[Task to complete]:
Return exactly, and only, the lines from the one holding "Emit a web page" through the one holding "var ceTicksT = [500, 1000];", both included; the pictures stay out.

[Exercise data]:
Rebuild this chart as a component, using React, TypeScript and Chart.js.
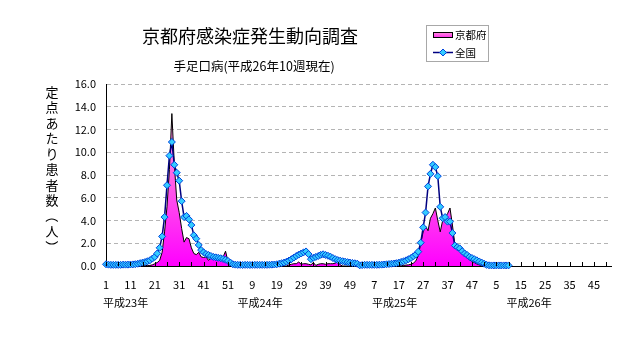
import React, { useEffect, useRef } from 'react';
import { Chart, registerables } from 'chart.js';

Chart.register(...registerables);

const TITLE = '京都府感染症発生動向調査';
const SUBTITLE = '手足口病(平成26年10週現在)';
const Y_TITLE = ['定', '点', 'あ', 'た', 'り', '患', '者', '数', '（', '人', '）'];
const YEAR_LABELS = ['平成23年', '平成24年', '平成25年', '平成26年'];
const WEEKS_PER_YEAR = 52;
const LEGEND_KYOTO = '京都府';
const LEGEND_NATIONAL = '全国';
const Y_MAX = 16;
const Y_STEP = 2;

// 京都府 (定点あたり患者数)
const kyotoH23 = [0, 0, 0, 0, 0, 0, 0, 0, 0, 0, 0, 0, 0, 0, 0.02, 0, 0.03, 0.05, 0.05, 0.1, 0.2, 0.3, 0.5, 1.2, 3.0, 5.2, 8.5, 13.4, 9.0, 5.8, 4.7, 3.3, 2.1, 2.5, 2.4, 1.6, 1.1, 1.0, 1.2, 0.8, 0.75, 0.8, 0.5, 0.7, 0.75, 0.6, 0.65, 0.75, 0.8, 1.3, 0.4, 0.05];
const kyotoH24 = [0, 0, 0, 0, 0, 0, 0, 0, 0, 0, 0, 0, 0, 0, 0, 0, 0, 0, 0, 0, 0, 0, 0, 0.1, 0.15, 0.2, 0.2, 0.35, 0.15, 0.2, 0.2, 0.15, 0.1, 0.3, 0.05, 0.15, 0.2, 0.2, 0.15, 0.2, 0.2, 0.2, 0.25, 0.4, 0.1, 0, 0, 0, 0, 0, 0, 0];
const kyotoH25 = [0, 0, 0, 0, 0, 0, 0, 0, 0, 0, 0, 0, 0, 0, 0, 0, 0, 0.02, 0.05, 0.08, 0.1, 0.15, 0.25, 0.45, 0.9, 2.0, 3.0, 3.5, 3.1, 4.2, 4.6, 5.1, 4.0, 3.0, 4.0, 4.3, 4.6, 5.1, 3.6, 1.9, 1.5, 1.25, 1.05, 0.9, 0.7, 0.55, 0.4, 0.3, 0.18, 0.1, 0.03, 0];
const kyotoH26 = [0, 0, 0, 0, 0, 0, 0, 0, 0, 0];

// 全国
const nationalH23 = [0.15, 0.12, 0.1, 0.1, 0.1, 0.1, 0.1, 0.12, 0.12, 0.12, 0.13, 0.14, 0.16, 0.2, 0.25, 0.3, 0.35, 0.42, 0.5, 0.65, 0.8, 1.1, 1.6, 2.6, 4.3, 7.1, 9.7, 10.9, 8.9, 8.2, 7.5, 5.7, 4.3, 4.4, 4.1, 3.6, 2.7, 2.4, 1.85, 1.4, 1.2, 1.05, 0.97, 0.88, 0.8, 0.76, 0.72, 0.68, 0.62, 0.55, 0.45, 0.3];
const nationalH24 = [0.15, 0.12, 0.1, 0.1, 0.09, 0.1, 0.1, 0.09, 0.1, 0.1, 0.1, 0.1, 0.1, 0.1, 0.1, 0.11, 0.12, 0.13, 0.15, 0.2, 0.25, 0.3, 0.38, 0.48, 0.6, 0.74, 0.88, 1.0, 1.1, 1.2, 1.28, 1.05, 0.6, 0.72, 0.8, 0.88, 0.98, 1.03, 0.97, 0.9, 0.82, 0.7, 0.6, 0.52, 0.47, 0.42, 0.38, 0.34, 0.3, 0.27, 0.24, 0.2];
const nationalH25 = [0.06, 0.08, 0.1, 0.1, 0.1, 0.1, 0.1, 0.1, 0.11, 0.12, 0.13, 0.15, 0.17, 0.2, 0.22, 0.25, 0.3, 0.36, 0.42, 0.5, 0.6, 0.7, 0.85, 1.0, 1.26, 2.05, 3.4, 4.7, 7.0, 8.1, 8.9, 8.7, 7.9, 5.2, 4.2, 4.3, 3.9, 3.9, 2.9, 1.8, 1.65, 1.55, 1.3, 1.1, 0.97, 0.8, 0.7, 0.6, 0.5, 0.4, 0.3, 0.2];
const nationalH26 = [0.1, 0.06, 0.05, 0.05, 0.05, 0.05, 0.05, 0.05, 0.05, 0.05];

const weekLabels: string[] = YEAR_LABELS.flatMap(() =>
  Array.from({ length: WEEKS_PER_YEAR }, (_, k) => String(k + 1))
);
const kyoto = [...kyotoH23, ...kyotoH24, ...kyotoH25, ...kyotoH26];
const national = [...nationalH23, ...nationalH24, ...nationalH25, ...nationalH26];

const FONT = '"Noto Sans CJK JP", "Noto Sans", sans-serif';

const decorPlugin = {
  id: 'decor',
  afterDraw(chart: any) {
    const { ctx, chartArea: a, scales } = chart;
    const xs = scales.x;
    ctx.save();
    // minor x ticks (inside, every 5 weeks)
    ctx.strokeStyle = '#000';
    ctx.lineWidth = 1;
    for (let i = 0; i < weekLabels.length; i += 5) {
      const x = Math.round(xs.getPixelForValue(i)) + 0.5;
      ctx.beginPath();
      ctx.moveTo(x, a.bottom);
      ctx.lineTo(x, a.bottom - 4);
      ctx.stroke();
    }
    ctx.fillStyle = '#000';
    // title
    ctx.textAlign = 'center';
    ctx.textBaseline = 'middle';
    ctx.font = `18px ${FONT}`;
    ctx.fillText(TITLE, 250, 36);
    ctx.font = `12.5px ${FONT}`;
    ctx.fillText(SUBTITLE, 254, 66);
    // y title (vertical)
    ctx.font = `13px ${FONT}`;
    Y_TITLE.forEach((ch, k) => {
      const y = 92 + k * 15.5;
      if (ch === '（' || ch === '）') {
        ctx.save();
        ctx.translate(52, y);
        ctx.rotate(Math.PI / 2);
        ctx.fillText(ch, 0, 0);
        ctx.restore();
      } else {
        ctx.fillText(ch, 52, y);
      }
    });
    // year labels
    ctx.textAlign = 'left';
    ctx.font = `11px ${FONT}`;
    YEAR_LABELS.forEach((t, k) => {
      ctx.fillText(t, a.left - 3 + k * 134.5, 303);
    });
    // legend
    ctx.strokeStyle = '#a8a8a8';
    ctx.strokeRect(426.5, 25.5, 62, 36);
    const g = ctx.createLinearGradient(0, 32, 0, 38);
    g.addColorStop(0, '#ff99dd');
    g.addColorStop(1, '#ff22ee');
    ctx.fillStyle = g;
    ctx.fillRect(433, 32, 20, 6);
    ctx.strokeStyle = '#000';
    ctx.strokeRect(433.5, 32.5, 19, 5);
    ctx.strokeStyle = '#000080';
    ctx.lineWidth = 1.5;
    ctx.beginPath();
    ctx.moveTo(433, 52.5);
    ctx.lineTo(453, 52.5);
    ctx.stroke();
    ctx.fillStyle = '#33ccff';
    ctx.strokeStyle = '#0044dd';
    ctx.lineWidth = 1;
    ctx.beginPath();
    ctx.moveTo(443, 49);
    ctx.lineTo(446.5, 52.5);
    ctx.lineTo(443, 56);
    ctx.lineTo(439.5, 52.5);
    ctx.closePath();
    ctx.fill();
    ctx.stroke();
    ctx.fillStyle = '#000';
    ctx.font = `10.5px ${FONT}`;
    ctx.textBaseline = 'middle';
    ctx.fillText(LEGEND_KYOTO, 455, 35);
    ctx.fillText(LEGEND_NATIONAL, 455, 53);
    ctx.restore();
  },
};

export default function App() {
  const ref = useRef<HTMLCanvasElement | null>(null);
  useEffect(() => {
    if (!ref.current) return;
    const chart = new Chart(ref.current, {
      type: 'line',
      data: {
        labels: weekLabels,
        datasets: [
          {
            label: LEGEND_NATIONAL,
            data: national,
            borderColor: '#000080',
            borderWidth: 1.5,
            pointStyle: 'rectRot',
            pointRadius: 3.5,
            pointBackgroundColor: '#33ccff',
            pointBorderColor: '#0044dd',
            pointBorderWidth: 1,
            fill: false,
            tension: 0,
            order: 0,
            clip: 10,
          } as any,
          {
            label: LEGEND_KYOTO,
            data: kyoto,
            borderColor: '#000',
            borderWidth: 1,
            pointRadius: 0,
            fill: 'origin',
            tension: 0,
            order: 1,
            backgroundColor: (c: any) => {
              const a = c.chart.chartArea;
              if (!a) return '#ff66dd';
              const g = c.chart.ctx.createLinearGradient(0, a.top, 0, a.bottom);
              g.addColorStop(0, '#ffb0e4');
              g.addColorStop(0.5, '#ff66e6');
              g.addColorStop(1, '#ff00ff');
              return g;
            },
          } as any,
        ],
      },
      options: {
        animation: false,
        responsive: false,
        devicePixelRatio: 1,
        layout: { padding: { left: 66, right: 21, top: 84, bottom: 52 } },
        plugins: {
          legend: { display: false },
          title: { display: false },
          tooltip: { enabled: false },
        },
        scales: {
          x: {
            type: 'category',
            offset: false,
            grid: { display: false, drawTicks: false },
            border: { display: true, color: '#000', width: 1 },
            ticks: {
              autoSkip: false,
              maxRotation: 0,
              minRotation: 0,
              padding: 12,
              color: '#000',
              font: { family: FONT, size: 11 },
              callback: (_v: any, idx: number) => (idx % 10 === 0 ? weekLabels[idx] : ''),
            },
            afterFit: (s: any) => {
              s.height = 30;
            },
          },
          y: {
            min: 0,
            max: Y_MAX,
            grid: {
              drawTicks: false,
              color: (c: any) => (c.tick && c.tick.value === 0 ? 'rgba(0,0,0,0)' : '#b4b4b4'),
              lineWidth: 1,
            },
            border: { display: true, color: '#000', width: 1, dash: [4, 3] },
            ticks: {
              stepSize: Y_STEP,
              padding: 10,
              color: '#000',
              font: { family: FONT, size: 11 },
              callback: (v: any) => Number(v).toFixed(1),
            },
            afterFit: (s: any) => {
              s.width = 40;
            },
          },
        },
      },
      plugins: [decorPlugin],
    });
    return () => chart.destroy();
  }, []);
  return (
    <div style={{ position: 'absolute', left: 0, top: 0, width: 632, height: 348, background: '#fff' }}>
      <canvas ref={ref} width={632} height={348} style={{ width: 632, height: 348 }} />
    </div>
  );
}
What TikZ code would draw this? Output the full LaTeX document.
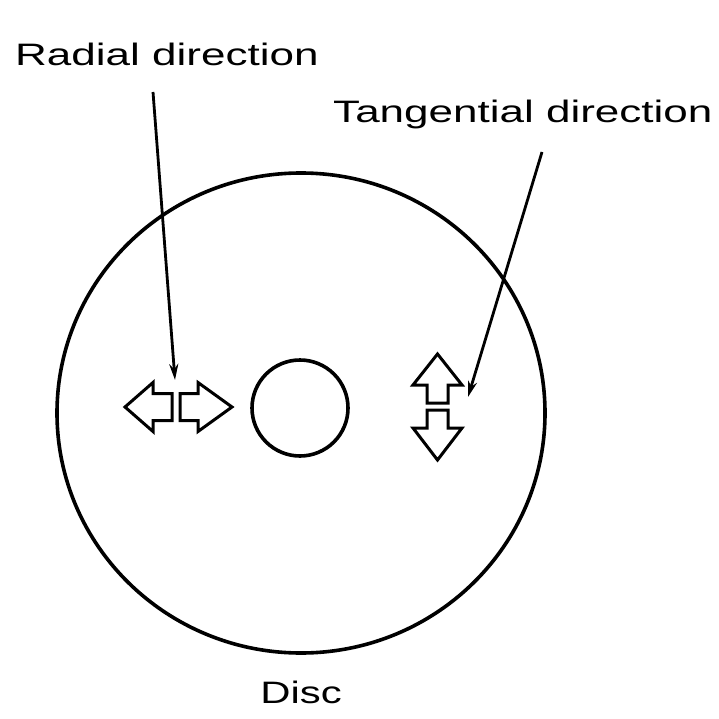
\documentclass[tikz,border=0pt]{standalone}
\usepackage{graphicx}
\usepackage{fontspec}
\setmainfont{Liberation Sans}
\usetikzlibrary{arrows.meta}
\begin{document}
\begin{tikzpicture}[x=1pt,y=-1pt,
  outline/.style={line width=3.6pt},
  blockarrow/.style={line width=3pt, line join=miter},
  pointer/.style={line width=2.8pt, -{Stealth[length=16pt,width=9pt]}},
  lbl/.style={inner sep=0pt, font=\fontsize{31}{31}\selectfont}]
\useasboundingbox (0,0) rectangle (718,719);
% disc
\draw[outline] (301,413) ellipse [x radius=244, y radius=240];
\node[draw, circle, minimum size=96pt, line width=3.6pt, inner sep=0pt] (hole) at (300,408) {};
% labels
\node[lbl, anchor=base west] (radial) at (15,66) {\scalebox{1.42}[1]{Radial direction}};
\node[lbl, anchor=base west] (tangential) at (333,123) {\scalebox{1.42}[1]{Tangential direction}};
\node[lbl, anchor=base] (disc) at (301,703) {\scalebox{1.35}[1]{Disc}};
% radial block arrows
\draw[blockarrow] (125,407) -- (153,382.5) -- (153,393.5) -- (172,393.5) -- (172,420.5) -- (153,420.5) -- (153,431.5) -- cycle;
\draw[blockarrow] (232,407) -- (198,382.5) -- (198,393.5) -- (180,393.5) -- (180,420.5) -- (198,420.5) -- (198,431.5) -- cycle;
% tangential block arrows
\draw[blockarrow] (437.5,354) -- (462,385) -- (448,385) -- (448,403) -- (427,403) -- (427,385) -- (413,385) -- cycle;
\draw[blockarrow] (437.5,460) -- (462,428) -- (448,428) -- (448,410) -- (427,410) -- (427,428) -- (413,428) -- cycle;
% pointers
\coordinate (rstart) at (153,92);
\coordinate (rtip) at (175,380);
\draw[pointer] (rstart) -- (rtip);
\coordinate (tstart) at (542,152);
\coordinate (ttip) at (468,397);
\draw[pointer] (tstart) -- (ttip);
\end{tikzpicture}
\end{document}
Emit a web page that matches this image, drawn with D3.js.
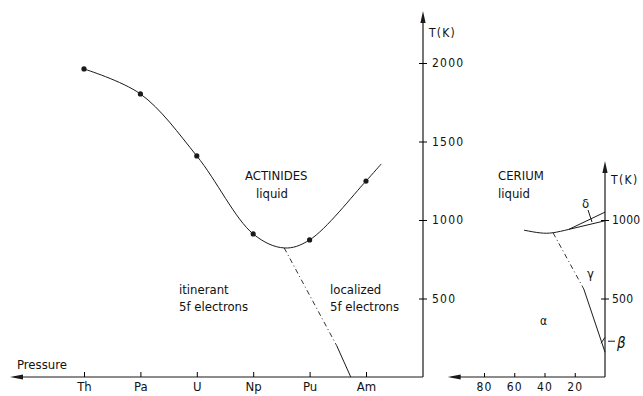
<html>
<head>
<title>Actinides and cerium</title>
<style>
body{margin:0;background:#fff;}
.chart text{font-family:"DejaVu Sans Condensed","Liberation Sans Narrow",sans-serif;fill:#111;}
</style>
<script src="https://d3js.org/d3.v7.min.js"></script>
</head>
<body>
<svg class="chart" width="643" height="396"></svg>
<script>
// actinides: melting points (K)
var elements = ["Th","Pa","U","Np","Pu","Am"];
var meltT = [1962, 1803, 1408, 911, 873, 1248];
// smooth liquidus through the points (index along the series)
var curveX = [0, 1, 2, 3, 3.55, 4, 5, 5.27];
var curveT = [1962, 1803, 1408, 911, 822, 873, 1248, 1357];
// itinerant / localized boundary
var locX = [3.55, 4.48, 4.73];
var locT = [822, 200, 0];
var tTicks = [500, 1000, 1500, 2000];

// cerium: pressure (kbar) vs T (K)
var ceLiqP = [53.5, 43, 34.3, 24];
var ceLiqT = [935, 918, 919, 940];
var ceDeltaUpP = [24, 0], ceDeltaUpT = [940, 1050];
var ceDeltaLoP = [24, 0], ceDeltaLoT = [940, 995];
var ceAlphaP = [34.3, 14, 0], ceAlphaT = [918, 560, 158];
var ceBetaP = [0, 2.6], ceBetaT = [253, 215];
var ceTicksP = [80, 60, 40, 20];
var ceTicksT = [500, 1000];

var margin = {left: 10, bottom: 377},
    axisX = 423, ceAxisX = 605;

var svg = d3.select(".chart");

var x = d3.scaleLinear().domain([0, 5]).range([84, 366]);
var y = d3.scaleLinear().domain([0, 2000]).range([377, 63]);
var xc = d3.scaleLinear().domain([0, 80]).range([ceAxisX, 484]);

var ink = "#1a1a1a";

function arrow(g, x0, y0, dir) {
  // filled arrow head; dir "up" or "left"
  var p = dir == "up"
    ? [[x0, y0], [x0 - 2.6, y0 + 12], [x0 + 2.6, y0 + 12]]
    : [[x0, y0], [x0 + 13, y0 - 2.6], [x0 + 13, y0 + 2.6]];
  g.append("path").attr("d", "M" + p.join("L") + "Z").attr("fill", ink);
}

// ---- actinides panel ----
var g1 = svg.append("g");

g1.append("line").attr("x1", margin.left + 4).attr("x2", axisX)
  .attr("y1", y(0)).attr("y2", y(0)).attr("stroke", ink).attr("stroke-width", 1.2);
arrow(g1, margin.left, y(0), "left");
g1.append("line").attr("x1", axisX).attr("x2", axisX)
  .attr("y1", y(0)).attr("y2", 16).attr("stroke", ink).attr("stroke-width", 1.2);
arrow(g1, axisX, 11, "up");

var xAxis = g1.append("g").attr("transform", "translate(0," + y(0) + ")")
  .call(d3.axisBottom(x).tickValues(d3.range(elements.length))
    .tickFormat(function(i) { return elements[i]; }).tickSize(-5).tickSizeOuter(0).tickPadding(5));
xAxis.select(".domain").remove();
xAxis.selectAll("text").attr("font-size", 13).attr("fill", ink);

var yAxis = g1.append("g").attr("transform", "translate(" + axisX + ",0)")
  .call(d3.axisRight(y).tickValues(tTicks).tickFormat(d3.format("d")).tickSize(4).tickPadding(5));
yAxis.select(".domain").remove();
yAxis.selectAll("line").attr("x1", -4);
yAxis.selectAll("text").attr("font-size", 12).attr("letter-spacing", 1.2).attr("fill", ink);

g1.append("text").attr("x", axisX + 6).attr("y", 37).attr("font-size", 12)
  .attr("letter-spacing", 1.2).text("T(K)");
g1.append("text").attr("x", 17).attr("y", 369).attr("font-size", 13).text("Pressure");

var curve = curveX.map(function(d, i) { return [d, curveT[i]]; });
g1.append("path").datum(curve)
  .attr("fill", "none").attr("stroke", ink).attr("stroke-width", 1)
  .attr("d", d3.line().x(function(d) { return x(d[0]); }).y(function(d) { return y(d[1]); })
    .curve(d3.curveCatmullRom.alpha(0.5)));

g1.selectAll("circle.pt").data(meltT).join("circle").attr("class", "pt")
  .attr("cx", function(d, i) { return x(i); }).attr("cy", function(d) { return y(d); })
  .attr("r", 2.6).attr("fill", ink);

g1.append("line").attr("x1", x(locX[0])).attr("y1", y(locT[0]))
  .attr("x2", x(locX[1])).attr("y2", y(locT[1]))
  .attr("stroke", ink).attr("stroke-width", 0.9).attr("stroke-dasharray", "5,3,1,3");
g1.append("line").attr("x1", x(locX[1])).attr("y1", y(locT[1]))
  .attr("x2", x(locX[2])).attr("y2", y(locT[2]))
  .attr("stroke", ink).attr("stroke-width", 1);

function label(g, px, py, lines, size) {
  var t = g.append("text").attr("x", px).attr("y", py).attr("font-size", size);
  lines.forEach(function(s, i) {
    t.append("tspan").attr("x", px).attr("dy", i ? 17 : 0).text(s);
  });
}
label(g1, 245, 180, ["ACTINIDES"], 13);
label(g1, 256, 198, ["liquid"], 13);
label(g1, 179, 294, ["itinerant", "5f electrons"], 13);
label(g1, 330, 294, ["localized", "5f electrons"], 13);

// ---- cerium panel ----
var g2 = svg.append("g");

g2.append("line").attr("x1", xc(104) + 4).attr("x2", ceAxisX)
  .attr("y1", y(0)).attr("y2", y(0)).attr("stroke", ink).attr("stroke-width", 1.2);
arrow(g2, xc(104), y(0), "left");
g2.append("line").attr("x1", ceAxisX).attr("x2", ceAxisX)
  .attr("y1", y(0)).attr("y2", 166).attr("stroke", ink).attr("stroke-width", 1.2);
arrow(g2, ceAxisX, 161, "up");

var cxAxis = g2.append("g").attr("transform", "translate(0," + y(0) + ")")
  .call(d3.axisBottom(xc).tickValues(ceTicksP).tickSize(-4).tickSizeOuter(0).tickPadding(5));
cxAxis.select(".domain").remove();
cxAxis.selectAll("text").attr("font-size", 12).attr("letter-spacing", 1.2).attr("fill", ink);

var cyAxis = g2.append("g").attr("transform", "translate(" + ceAxisX + ",0)")
  .call(d3.axisRight(y).tickValues(ceTicksT).tickFormat(d3.format("d")).tickSize(4).tickPadding(3));
cyAxis.select(".domain").remove();
cyAxis.selectAll("line").attr("x1", -4);
cyAxis.selectAll("text").attr("font-size", 12).attr("letter-spacing", 0.2).attr("fill", ink);

g2.append("text").attr("x", ceAxisX + 6).attr("y", 184).attr("font-size", 12)
  .attr("letter-spacing", 1.4).text("T(K)");

var ceLine = d3.line().x(function(d) { return xc(d[0]); }).y(function(d) { return y(d[1]); });
function pairs(a, b) { return a.map(function(d, i) { return [d, b[i]]; }); }

g2.append("path").datum(pairs(ceLiqP, ceLiqT)).attr("fill", "none")
  .attr("stroke", ink).attr("stroke-width", 1)
  .attr("d", ceLine.curve(d3.curveNatural));
ceLine.curve(d3.curveLinear);
[[ceDeltaUpP, ceDeltaUpT], [ceDeltaLoP, ceDeltaLoT], [ceBetaP, ceBetaT]].forEach(function(s) {
  g2.append("path").datum(pairs(s[0], s[1])).attr("fill", "none")
    .attr("stroke", ink).attr("stroke-width", 1).attr("d", ceLine);
});
g2.append("path").datum(pairs(ceAlphaP.slice(0, 2), ceAlphaT.slice(0, 2))).attr("fill", "none")
  .attr("stroke", ink).attr("stroke-width", 0.9).attr("stroke-dasharray", "5,3,1,3").attr("d", ceLine);
g2.append("path").datum(pairs(ceAlphaP.slice(1), ceAlphaT.slice(1))).attr("fill", "none")
  .attr("stroke", ink).attr("stroke-width", 1).attr("d", ceLine);

label(g2, 498, 180, ["CERIUM"], 13);
label(g2, 498, 198, ["liquid"], 13);

// phase labels
g2.append("text").attr("x", 582).attr("y", 208).attr("font-size", 13).text("δ");
g2.append("line").attr("x1", 588).attr("y1", 210).attr("x2", 592).attr("y2", 222)
  .attr("stroke", ink).attr("stroke-width", 1);
g2.append("text").attr("x", 587).attr("y", 278).attr("font-size", 13).text("γ");
g2.append("text").attr("x", 540).attr("y", 325).attr("font-size", 12).text("α");
g2.append("line").attr("x1", xc(0) + 3).attr("y1", y(228)).attr("x2", xc(0) + 10).attr("y2", y(228))
  .attr("stroke", ink).attr("stroke-width", 1);
g2.append("text").attr("x", 617).attr("y", 348).attr("font-size", 15)
  .attr("font-style", "italic").text("β");
</script>
</body>
</html>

[Exercise result]:
Emit a web page that matches this image, drawn with D3.js.
<html>
<head>
<title>Actinides and cerium</title>
<style>
body{margin:0;background:#fff;}
.chart text{font-family:"DejaVu Sans Condensed","Liberation Sans Narrow",sans-serif;fill:#111;}
</style>
<script src="https://d3js.org/d3.v7.min.js"></script>
</head>
<body>
<svg class="chart" width="643" height="396"></svg>
<script>
// actinides: melting points (K)
var elements = ["Th","Pa","U","Np","Pu","Am"];
var meltT = [1962, 1803, 1408, 911, 873, 1248];
// smooth liquidus through the points (index along the series)
var curveX = [0, 1, 2, 3, 3.55, 4, 5, 5.27];
var curveT = [1962, 1803, 1408, 911, 822, 873, 1248, 1357];
// itinerant / localized boundary
var locX = [3.55, 4.48, 4.73];
var locT = [822, 200, 0];
var tTicks = [500, 1000, 1500, 2000];

// cerium: pressure (kbar) vs T (K)
var ceLiqP = [53.5, 43, 34.3, 24];
var ceLiqT = [935, 918, 919, 940];
var ceDeltaUpP = [24, 0], ceDeltaUpT = [940, 1050];
var ceDeltaLoP = [24, 0], ceDeltaLoT = [940, 995];
var ceAlphaP = [34.3, 14, 0], ceAlphaT = [918, 560, 158];
var ceBetaP = [0, 2.6], ceBetaT = [253, 215];
var ceTicksP = [80, 60, 40, 20];
var ceTicksT = [500, 1000];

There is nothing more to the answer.